In Washington, a state equal rights amendment, HJR61, was narrowly approved by voters in November 1972 prior to ratification of the federal amendment. Anti-ERA groups mounted a strong campaign to convince legislators and voters of the dangers that the amendment posed for the protection of both women and family values. Despite their efforts, the federal ERA was ratified in 1973, although movements for rescission began almost immediately. Washington never rescinded its ratification, but organized opposition led to a confrontation between pro-ERA and anti-ERA forces at the Ellensburg International Women’s Year Conference in July 1977 and ultimately brought about the demise of the Washington State Women’s Council.
Oral History Project
The Era Rights Amendment Oral History Project focuses on the views of women who worked both for and against the passage of the amendment in Washington State or who were members of organizations that were involved in these campaigns. The project incorporates the perspectives of members of pro-ERA groups including the National Organization for Women, the American Association of University Women, the League of Women Voters, and the Washington ERA Coalition as well as anti-ERA supporters of STOP ERA and Phyllis Schlafly’s Eagle Forum. It also provides insights on the role of legislators, judges and attorneys who reviewed the political and legal issues associated with the amendment as well as a journalist who documented the era. The oral history interview process allows these individuals to share their own memories of the ERA campaign and their assessment of its impact on women in the state.

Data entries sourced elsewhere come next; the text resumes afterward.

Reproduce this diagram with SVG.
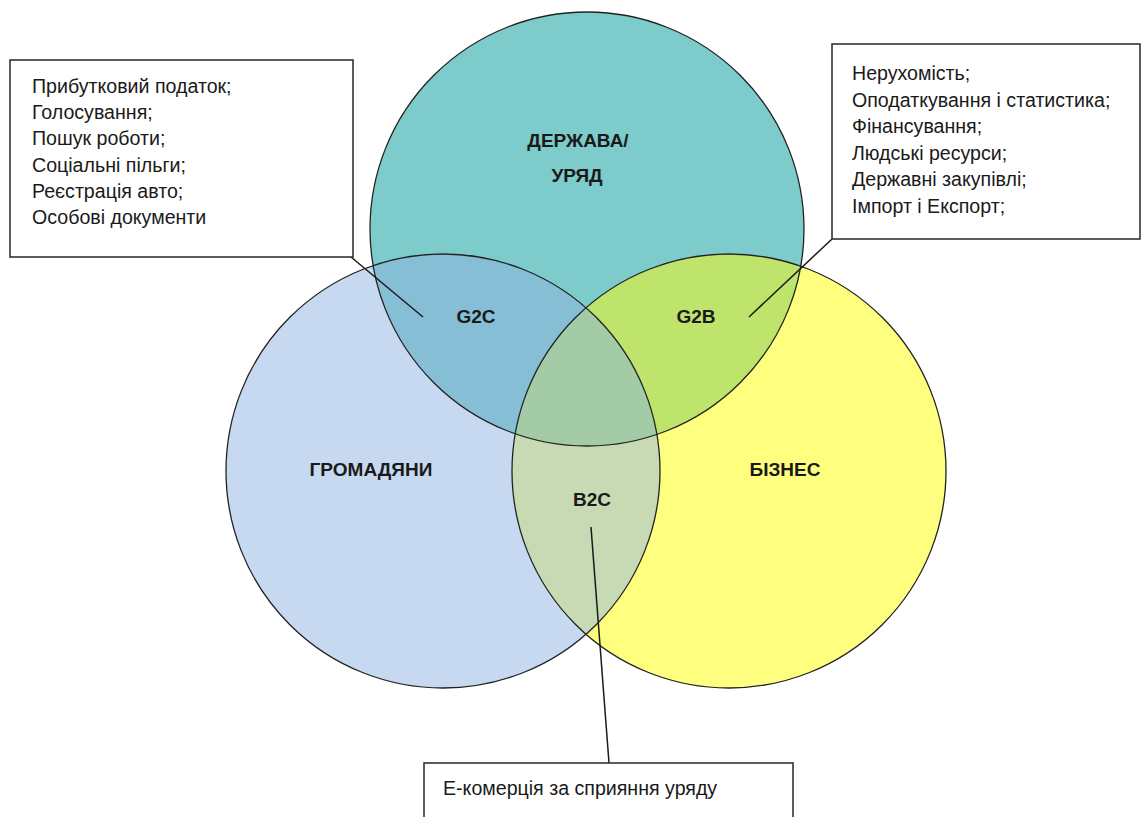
<svg xmlns="http://www.w3.org/2000/svg" width="1144" height="817" viewBox="0 0 1144 817">
  <style>
    .lbl { font-family: "Liberation Sans", Arial, sans-serif; font-weight: bold; font-size: 19px; fill: #1a1a1a; text-anchor: middle; }
    .txt { font-family: "Liberation Sans", Arial, sans-serif; font-size: 19.6px; fill: #1a1a1a; }
    .box { fill: #ffffff; stroke: #333333; stroke-width: 1.6; }
    .ring { fill: none; stroke: #222222; stroke-width: 1.3; }
    .lead { fill: none; stroke: #1a1a1a; stroke-width: 1.5; }
  </style>
  <defs>
    <clipPath id="cTop"><circle cx="587" cy="229" r="217"/></clipPath>
    <clipPath id="cLeft"><circle cx="443" cy="471" r="217"/></clipPath>
    <clipPath id="cRight"><circle cx="729" cy="471" r="217"/></clipPath>
  </defs>
  <rect x="0" y="0" width="1144" height="817" fill="#ffffff"/>

  <g id="circles">
    <g id="citizens"><circle cx="443" cy="471" r="217" fill="#C6D9F0"/></g>
    <g id="business"><circle cx="729" cy="471" r="217" fill="#FFFF7F"/></g>
    <g id="state"><circle cx="587" cy="229" r="217" fill="#7ECBCB"/></g>
    <g id="b2c-region" clip-path="url(#cLeft)"><circle cx="729" cy="471" r="217" fill="#C8DAB3"/></g>
    <g id="g2c-region" clip-path="url(#cTop)"><circle cx="443" cy="471" r="217" fill="#86BED6"/></g>
    <g id="g2b-region" clip-path="url(#cTop)"><circle cx="729" cy="471" r="217" fill="#BFE46B"/></g>
    <g id="center-region" clip-path="url(#cTop)"><g clip-path="url(#cLeft)"><circle cx="729" cy="471" r="217" fill="#A3CBA6"/></g></g>
    <circle class="ring" cx="443" cy="471" r="217"/>
    <circle class="ring" cx="729" cy="471" r="217"/>
    <circle class="ring" cx="587" cy="229" r="217"/>
  </g>

  <g id="labels">
    <text class="lbl" x="578" y="147">ДЕРЖАВА/</text>
    <text class="lbl" x="577" y="182">УРЯД</text>
    <text class="lbl" x="371" y="476">ГРОМАДЯНИ</text>
    <text class="lbl" x="785" y="476">БІЗНЕС</text>
    <text class="lbl" x="476" y="323">G2C</text>
    <text class="lbl" x="696" y="323">G2B</text>
    <text class="lbl" x="592" y="506">B2C</text>
  </g>

  <g id="connectors">
    <line class="lead" x1="351" y1="257" x2="423" y2="317"/>
    <line class="lead" x1="832" y1="239" x2="749" y2="317"/>
    <line class="lead" x1="609" y1="763" x2="591" y2="527"/>
  </g>

  <g id="box-g2c">
    <rect class="box" x="10" y="60" width="343" height="197"/>
    <text class="txt" x="32" y="93">Прибутковий податок;</text>
    <text class="txt" x="32" y="119.2">Голосування;</text>
    <text class="txt" x="32" y="145.4">Пошук роботи;</text>
    <text class="txt" x="32" y="171.6">Соціальні пільги;</text>
    <text class="txt" x="32" y="197.8">Реєстрація авто;</text>
    <text class="txt" x="32" y="224">Особові документи</text>
  </g>

  <g id="box-g2b">
    <rect class="box" x="832" y="44" width="308" height="195"/>
    <text class="txt" x="852" y="80">Нерухомість;</text>
    <text class="txt" x="852" y="106.6">Оподаткування і статистика;</text>
    <text class="txt" x="852" y="133.2">Фінансування;</text>
    <text class="txt" x="852" y="159.8">Людські ресурси;</text>
    <text class="txt" x="852" y="186.4">Державні закупівлі;</text>
    <text class="txt" x="852" y="213">Імпорт і Експорт;</text>
  </g>

  <g id="box-b2c">
    <rect class="box" x="424" y="763" width="369" height="70"/>
    <text class="txt" x="443" y="795">Е-комерція за сприяння уряду</text>
  </g>
</svg>
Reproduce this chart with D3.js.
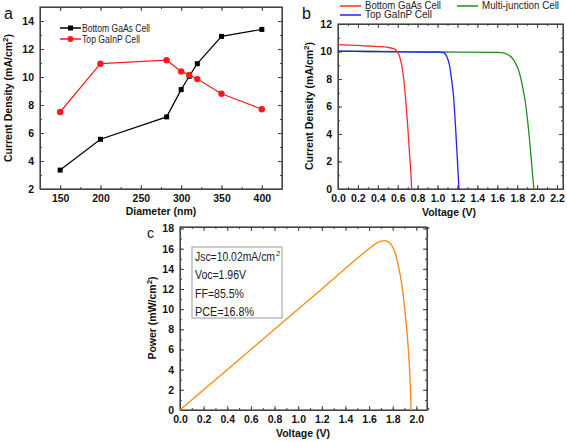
<!DOCTYPE html>
<html><head><meta charset="utf-8">
<script src="https://cdn.jsdelivr.net/npm/d3@7"></script>
<style>
body{margin:0;background:#fff;}
svg{font-family:"Liberation Sans",Arial,sans-serif;}
.tick text{font-weight:bold;font-size:10.5px;fill:#111;}
</style></head><body>
<svg id="c" width="567" height="442"></svg>
<script>
// ---- Panel a data ----
const diamBlack = [150, 200, 282, 300, 310, 320, 350, 400];
const jBlack    = [3.35, 5.55, 7.15, 9.1, 10.05, 10.95, 12.9, 13.4];
const diamRed   = [150, 200, 282, 300, 310, 320, 350, 400];
const jRed      = [7.5, 10.95, 11.2, 10.4, 10.15, 9.85, 8.8, 7.7];
const seriesA   = ["Bottom GaAs Cell", "Top GaInP Cell"];
const ticksAx   = [150, 200, 250, 300, 350, 400];
const ticksAy   = [2, 4, 6, 8, 10, 12, 14];

// ---- Panel b data (J-V curves) ----
const vGaAs = [0, 0.1, 0.2, 0.3, 0.4, 0.5, 0.55, 0.58, 0.6, 0.62, 0.64, 0.66, 0.68, 0.70, 0.72, 0.735, 0.74];
const jGaAs = [10.5, 10.47, 10.44, 10.4, 10.36, 10.3, 10.22, 10.12, 9.95, 9.6, 9.0, 8.0, 6.5, 4.6, 2.4, 0.8, 0];
const vGaInP = [0, 0.3, 0.6, 0.9, 1.0, 1.05, 1.08, 1.10, 1.12, 1.14, 1.16, 1.18, 1.20, 1.215];
const jGaInP = [10.02, 10.0, 9.98, 9.96, 9.95, 9.93, 9.8, 9.5, 9.0, 8.0, 6.8, 4.6, 2.0, 0];
const vMJ = [0, 0.4, 0.8, 1.2, 1.6, 1.66, 1.70, 1.74, 1.78, 1.82, 1.85, 1.88, 1.91, 1.94, 1.96, 1.968];
const jMJ = [10.02, 10.0, 9.98, 9.95, 9.93, 9.9, 9.8, 9.6, 9.2, 8.5, 7.6, 6.4, 4.6, 2.3, 0.6, 0];
const seriesB = ["Bottom GaAs Cell", "Top GaInP Cell", "Multi-junction Cell"];
const ticksBx = [0, 0.2, 0.4, 0.6, 0.8, 1.0, 1.2, 1.4, 1.6, 1.8, 2.0, 2.2];
const ticksBy = [0, 2, 4, 6, 8, 10, 12];

// ---- Panel c data (P-V curve) ----
const vP = [0, 0.4, 0.8, 1.2, 1.6, 1.65, 1.70, 1.73, 1.76, 1.79, 1.82, 1.85, 1.88, 1.90, 1.92, 1.94, 1.95, 1.955];
const pP = [0, 4.0, 8.0, 12.0, 16.0, 16.45, 16.75, 16.8, 16.7, 16.35, 15.6, 14.2, 12.2, 10.2, 7.8, 4.6, 2.0, 0];
const ticksCx = [0, 0.2, 0.4, 0.6, 0.8, 1.0, 1.2, 1.4, 1.6, 1.8, 2.0];
const ticksCy = [0, 2, 4, 6, 8, 10, 12, 14, 16, 18];
const statsC = ["Jsc=10.02mA/cm", "Voc=1.96V", "FF=85.5%", "PCE=16.8%"];

const svg = d3.select("#c");

function frame(g, x, y, xt, yt, xMinor, yMinor, fmtX, fmtY) {
  const [x0, x1] = x.range(), [y0, y1] = y.range();
  const col = "#444";
  const ax = (gen) => gen.tickSizeInner(-4).tickSizeOuter(0).tickPadding(6);
  g.append("g").attr("transform", `translate(0,${y0})`)
    .call(ax(d3.axisBottom(x).tickValues(xt).tickFormat(fmtX)));
  g.append("g").attr("transform", `translate(${x0},0)`)
    .call(ax(d3.axisLeft(y).tickValues(yt).tickFormat(fmtY)));
  g.append("g").attr("transform", `translate(0,${y1})`)
    .call(d3.axisTop(x).tickValues(xt).tickFormat("").tickSizeInner(-4).tickSizeOuter(0));
  g.append("g").attr("transform", `translate(${x1},0)`)
    .call(d3.axisRight(y).tickValues(yt).tickFormat("").tickSizeInner(-4).tickSizeOuter(0));
  [[d3.axisBottom, x, xMinor, y0], [d3.axisTop, x, xMinor, y1]].forEach(([f, s, m, t]) =>
    g.append("g").attr("transform", `translate(0,${t})`)
      .call(f(s).tickValues(m).tickFormat("").tickSizeInner(-2).tickSizeOuter(0))
      .call(a => a.select(".domain").remove()));
  [[d3.axisLeft, y, yMinor, x0], [d3.axisRight, y, yMinor, x1]].forEach(([f, s, m, t]) =>
    g.append("g").attr("transform", `translate(${t},0)`)
      .call(f(s).tickValues(m).tickFormat("").tickSizeInner(-2).tickSizeOuter(0))
      .call(a => a.select(".domain").remove()));
  g.selectAll(".domain, .tick line").attr("stroke", col).attr("stroke-width", 1);
  g.append("rect").attr("x", x0).attr("y", y1).attr("width", x1 - x0).attr("height", y0 - y1)
    .attr("fill", "none").attr("stroke", col).attr("stroke-width", 1.2);
}
function ylabel(g, xPos, yMid, txt) {
  const t = g.append("text").attr("transform", `translate(${xPos},${yMid}) rotate(-90)`)
    .attr("text-anchor", "middle").attr("font-weight", "bold").attr("font-size", 10.5).attr("fill", "#111");
  t.append("tspan").text(txt);
  t.append("tspan").text("2").attr("font-size", 8).attr("dy", -4);
  t.append("tspan").text(")").attr("dy", 4);
}
function xlabel(g, xMid, yPos, txt) {
  g.append("text").attr("x", xMid).attr("y", yPos).attr("text-anchor", "middle")
    .attr("font-weight", "bold").attr("font-size", 10.5).attr("fill", "#111").text(txt);
}
function legText(g, x, y, s, w, fs) {
  g.append("text").attr("x", x).attr("y", y).attr("font-size", fs || 11).attr("fill", "#222")
    .attr("textLength", w).attr("lengthAdjust", "spacingAndGlyphs").text(s);
}
const minorRange = (a, b, s) => d3.range(a, b + s / 2, s).map(v => +v.toFixed(4));

// ===== Panel a =====
{
  const g = svg.append("g");
  const x = d3.scaleLinear().domain([125, 425]).range([40, 282]);
  const y = d3.scaleLinear().domain([2, 15]).range([189, 7]);
  frame(g, x, y, ticksAx, ticksAy, minorRange(125, 425, 25), minorRange(2, 15, 1), d3.format("d"), d3.format("d"));
  const line = d3.line().x(d => x(d[0])).y(d => y(d[1]));
  const blk = diamBlack.map((d, i) => [d, jBlack[i]]);
  const red = diamRed.map((d, i) => [d, jRed[i]]);
  g.append("path").datum(blk).attr("d", line).attr("fill", "none").attr("stroke", "#000").attr("stroke-width", 1.2);
  g.selectAll(".sq").data(blk).join("rect").attr("x", d => x(d[0]) - 2.5).attr("y", d => y(d[1]) - 2.5)
    .attr("width", 5).attr("height", 5).attr("fill", "#000");
  g.append("path").datum(red).attr("d", line).attr("fill", "none").attr("stroke", "#ff1a1a").attr("stroke-width", 1.2);
  g.selectAll(".ci").data(red).join("circle").attr("cx", d => x(d[0])).attr("cy", d => y(d[1]))
    .attr("r", 3.2).attr("fill", "#ff1a1a");
  const cols = ["#000", "#ff1a1a"];
  const widths = [68, 58];
  seriesA.forEach((s, i) => {
    const yy = 28 + i * 11;
    g.append("line").attr("x1", 60).attr("x2", 81).attr("y1", yy).attr("y2", yy).attr("stroke", cols[i]).attr("stroke-width", 1.5);
    if (i === 0) g.append("rect").attr("x", 68).attr("y", yy - 2.5).attr("width", 5).attr("height", 5).attr("fill", cols[i]);
    else g.append("circle").attr("cx", 70.5).attr("cy", yy).attr("r", 3).attr("fill", cols[i]);
    legText(g, 82, yy + 4, s, widths[i]);
  });
  ylabel(g, 12, 98, "Current Density (mA/cm");
  xlabel(g, 161, 215, "Diameter (nm)");
  g.append("text").attr("x", 4).attr("y", 19).attr("font-size", 16).attr("fill", "#111").text("a");
}

// ===== Panel b =====
{
  const g = svg.append("g");
  const x = d3.scaleLinear().domain([0, 2.26]).range([338, 563]);
  const y = d3.scaleLinear().domain([0, 12]).range([189, 24]);
  frame(g, x, y, ticksBx, ticksBy, minorRange(0, 2.25, 0.1), minorRange(0, 12, 1), d3.format(".1f"), d3.format("d"));
  const line = d3.line().x(d => x(d[0])).y(d => y(d[1])).curve(d3.curveMonotoneX);
  const cols = ["#ff2a2a", "#2020ff", "#228b22"];
  const curves = [[vGaAs, jGaAs], [vGaInP, jGaInP], [vMJ, jMJ]];
  [2, 1, 0].forEach(i => {
    const [vv, jj] = curves[i];
    g.append("path").datum(vv.map((v, k) => [v, jj[k]])).attr("d", line)
      .attr("fill", "none").attr("stroke", cols[i]).attr("stroke-width", 1.3);
  });
  const leg = [[340, 6], [340, 15], [457, 6]];
  const widths = [76, 67, 77];
  seriesB.forEach((s, i) => {
    const [lx, ly] = leg[i];
    g.append("line").attr("x1", lx).attr("x2", lx + 21).attr("y1", ly).attr("y2", ly).attr("stroke", cols[i]).attr("stroke-width", 1.5);
    legText(g, lx + 25, ly + 3, s, widths[i], 10.5);
  });
  ylabel(g, 313, 106, "Current Density (mA/cm");
  xlabel(g, 449, 216, "Voltage (V)");
  g.append("text").attr("x", 302).attr("y", 19).attr("font-size", 16).attr("fill", "#111").text("b");
}

// ===== Panel c =====
{
  const g = svg.append("g");
  const x = d3.scaleLinear().domain([0, 2.09]).range([180, 427]);
  const y = d3.scaleLinear().domain([0, 18.15]).range([410, 227]);
  frame(g, x, y, ticksCx, ticksCy, minorRange(0, 2.09, 0.1), minorRange(0, 18, 1), d3.format(".1f"), d3.format("d"));
  const line = d3.line().x(d => x(d[0])).y(d => y(d[1])).curve(d3.curveMonotoneX);
  g.append("path").datum(vP.map((v, k) => [v, pP[k]])).attr("d", line)
    .attr("fill", "none").attr("stroke", "#ff8c1a").attr("stroke-width", 1.4);
  g.append("rect").attr("x", 192).attr("y", 247).attr("width", 90).attr("height", 71)
    .attr("fill", "#fff").attr("stroke", "#999").attr("stroke-width", 1);
  const sw = [80, 51, 49, 59];
  statsC.forEach((s, i) => {
    const yy = 261 + i * 18.3;
    g.append("text").attr("x", 195).attr("y", yy).attr("font-size", 12).attr("fill", "#222")
      .attr("textLength", sw[i]).attr("lengthAdjust", "spacingAndGlyphs").text(s);
    if (i === 0) g.append("text").attr("x", 276).attr("y", yy - 5.5).attr("font-size", 7.5).attr("fill", "#222").text("2");
  });
  ylabel(g, 156, 318, "Power (mW/cm");
  xlabel(g, 303, 437, "Voltage (V)");
  g.append("text").attr("x", 147).attr("y", 238).attr("font-size", 14).attr("fill", "#111").text("c");
}
</script></body></html>
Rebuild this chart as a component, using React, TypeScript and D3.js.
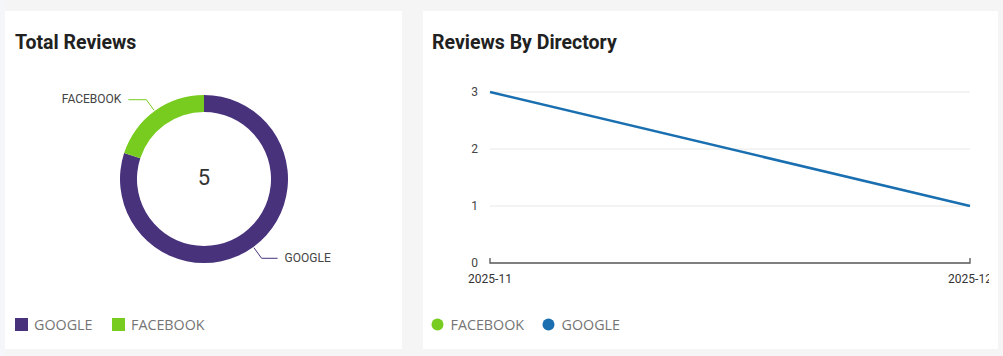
import React from "react";
import * as d3 from "d3";

const directories = ["GOOGLE", "FACEBOOK"];
const totalReviews = [4, 1];
const donutColors = ["#48327c", "#78cc1f"];

const months = ["2025-11", "2025-12"];
const googleSeries = [3, 1];
const facebookSeries: (number | null)[] = [null, 1];
const yTicks = [0, 1, 2, 3];
const lineColors = { FACEBOOK: "#78cc1f", GOOGLE: "#1a6fb0" };

const W = 1003;
const H = 356;

export default function App() {
  // Donut
  const cx = 204, cy = 179, rOuter = 84, rInner = 67;
  const pie = d3.pie<number>().sort(null).value((d) => d);
  const arcs = pie(totalReviews);
  const arcGen = d3.arc<d3.PieArcDatum<number>>().innerRadius(rInner).outerRadius(rOuter);
  const total = d3.sum(totalReviews);

  const labelLines = arcs.map((a, i) => {
    const mid = (a.startAngle + a.endAngle) / 2;
    const sx = Math.sin(mid), sy = -Math.cos(mid);
    const p0 = [cx + sx * (rOuter + 1), cy + sy * (rOuter + 1)];
    const p1 = [cx + sx * (rOuter + 14), cy + sy * (rOuter + 14)];
    const right = sx > 0;
    const p2 = [p1[0] + (right ? 16 : -18), p1[1]];
    return { p0, p1, p2, right, name: directories[i], color: donutColors[i] };
  });

  // Line chart
  const x = d3.scalePoint<string>().domain(months).range([490, 970]);
  const y = d3.scaleLinear().domain([0, 3]).range([263, 92]);
  const line = d3
    .line<number | null>()
    .defined((d) => d != null)
    .x((_, i) => x(months[i]) as number)
    .y((d) => y(d as number));

  return (
    <div style={{ position: "absolute", left: 0, top: 0, width: W, height: H }}>
      <svg width={W} height={H} style={{ display: "block" }}>
        <rect x={0} y={0} width={W} height={H} fill="#f5f5f5" />
        <rect x={0} y={0} width={5} height={H} fill="#f4f6f9" />
        {/* left card */}
        <rect x={5} y={11} width={397} height={338} fill="#ffffff" />
        {/* right card */}
        <rect x={423} y={11} width={575} height={338} fill="#ffffff" />

        <text x={15} y={48.5} fontFamily="Roboto" fontWeight={700} fontSize={19.5} fill="#212121">
          Total Reviews
        </text>
        <text x={432} y={48.5} fontFamily="Roboto" fontWeight={700} fontSize={19.5} fill="#212121">
          Reviews By Directory
        </text>

        {/* donut */}
        <g transform={`translate(${cx},${cy})`}>
          {arcs.map((a, i) => (
            <path key={i} d={arcGen(a) as string} fill={donutColors[i]} />
          ))}
        </g>
        <text x={cx} y={cy - 2} dy="0.35em" textAnchor="middle" fontFamily="Roboto" fontSize={22} fill="#333">
          {total}
        </text>
        {labelLines.map((l, i) => (
          <g key={i}>
            <polyline
              points={`${l.p0[0]},${l.p0[1]} ${l.p1[0]},${l.p1[1]} ${l.p2[0]},${l.p2[1]}`}
              fill="none"
              stroke={l.color}
              strokeWidth={1}
            />
            <text
              x={l.p2[0] + (l.right ? 7 : -7)}
              y={l.p2[1] - 0.5}
              dy="0.35em"
              textAnchor={l.right ? "start" : "end"}
              fontFamily="Roboto"
              fontSize={12}
              fill="#444"
            >
              {l.name}
            </text>
          </g>
        ))}

        {/* left legend */}
        {directories.map((d, i) => {
          const lx = i === 0 ? 15 : 112;
          return (
            <g key={d}>
              <rect x={lx} y={318} width={13} height={13} fill={donutColors[i]} />
              <text x={lx + 19} y={324.5} dy="0.35em" fontFamily="Open Sans" fontSize={14.3} fill="#757575">
                {d}
              </text>
            </g>
          );
        })}

        {/* line chart */}
        <g>
          {yTicks.filter((t) => t > 0).map((t) => (
            <line key={t} x1={490} x2={970} y1={y(t)} y2={y(t)} stroke="#e8e8e8" strokeWidth={1} />
          ))}
          {yTicks.map((t) => (
            <text key={t} x={478} y={y(t)} dy="0.35em" textAnchor="end" fontFamily="Roboto" fontSize={12} fill="#444">
              {t}
            </text>
          ))}
          <path
            d={`M${x(months[0])},${y(0) - 5}V${y(0)}H${x(months[1])}V${y(0) - 5}`}
            fill="none"
            stroke="#555"
            strokeWidth={1.3}
          />
          <svg x={0} y={0} width={989} height={H} overflow="hidden">
            {months.map((m) => (
              <text key={m} x={x(m)} y={279} dy="0.35em" textAnchor="middle" fontFamily="Roboto" fontSize={12} fill="#333">
                {m}
              </text>
            ))}
          </svg>
          <path d={line(facebookSeries) || ""} fill="none" stroke={lineColors.FACEBOOK} strokeWidth={2.5} />
          <path d={line(googleSeries) || ""} fill="none" stroke={lineColors.GOOGLE} strokeWidth={2.5} />
        </g>

        {/* right legend */}
        {[
          { name: "FACEBOOK", color: lineColors.FACEBOOK, cx: 437.5 },
          { name: "GOOGLE", color: lineColors.GOOGLE, cx: 548.5 },
        ].map((l) => (
          <g key={l.name}>
            <circle cx={l.cx} cy={324.5} r={6} fill={l.color} />
            <text x={l.cx + 13} y={324.5} dy="0.35em" fontFamily="Open Sans" fontSize={14.3} fill="#757575">
              {l.name}
            </text>
          </g>
        ))}
      </svg>
    </div>
  );
}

The Women’s History Consortium sponsored this program, and interviewees were selected by the Consortium’s advisory board and director based on recommendations from people throughout the state. A team of four oral historians recorded the interviews, following the guidelines of the Oral History Association, a national professional organization. The interviews were then transcribed and made available to the narrators to review and to edit where necessary. The final transcripts of these interviews are included on this website and the original recordings are deposited in the collection of the Women’s History Consortium at the Washington State Historical Society.
As you view these documents, please be aware that transcripts of the spoken word do not always “read” the same way as a written document, but we believe they provide a more personal view of the issues and opinions that surrounded the struggle over the ERA.